Peter Halley

From Wikipedia, the free encyclopedia

Peter Halley was born on September 24, 1953 in New York City. He is an abstract artist. Halley first came to prominence as a result of the geometric paintings rendered in intense day-glo colors that he produced in the early 1980's. His practice as an artist is usually associated with minimalism, neo-geo, and neo-conceptualism. Halley is also known as a writer, publisher and teacher.

He received his B.A in 1975 from Yale University and his Master of Fine Arts degree from the University of New Orleans in1978. Halley first exhibited in 1985 at International with Monument, an art gallery in New York City's East Village. Since then, he has had exhibitions with Mary Boone Gallery, Sonnabend Gallery, Galerie Bruno Bischofberger, Jablonka Galerie, Galerie Thaddeus Ropac, and Waddington Galleries, among others. The first major survey of his work was held at the CAPC museum in Bordeaux, France in 1992.

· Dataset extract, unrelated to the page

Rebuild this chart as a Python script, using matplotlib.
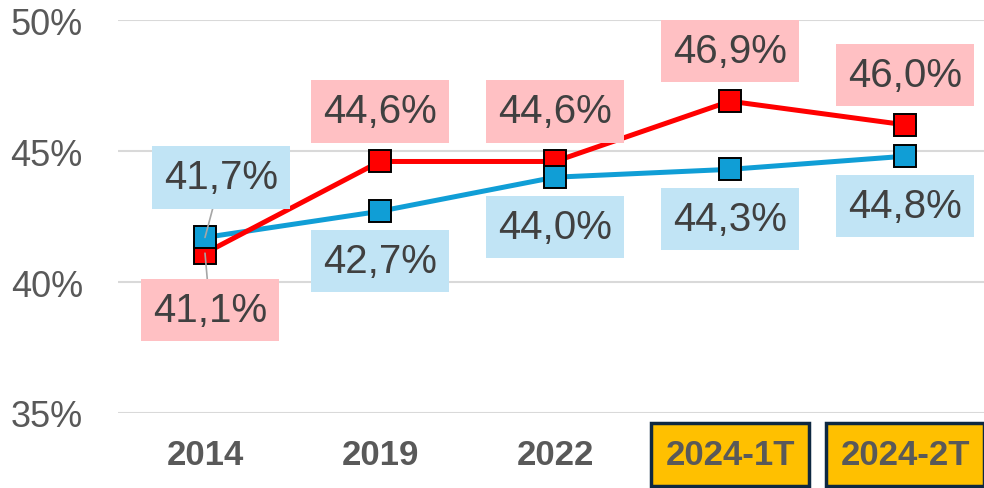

Halley has lectured extensively, including at the Art Institute of Chicago and the American Academy in Rome. He is a co-founder and publisher of Index Magazine. Halley's writings on art, influenced by French post-structuralism, have been published in two volumes.

Since 2001, he has been director of graduate studies in painting/printmaking at the Yale School of Art in New Haven, CT.

His works are held in the collections of MoMA,[1], the Tate,[2] and the Guggenheim.[3]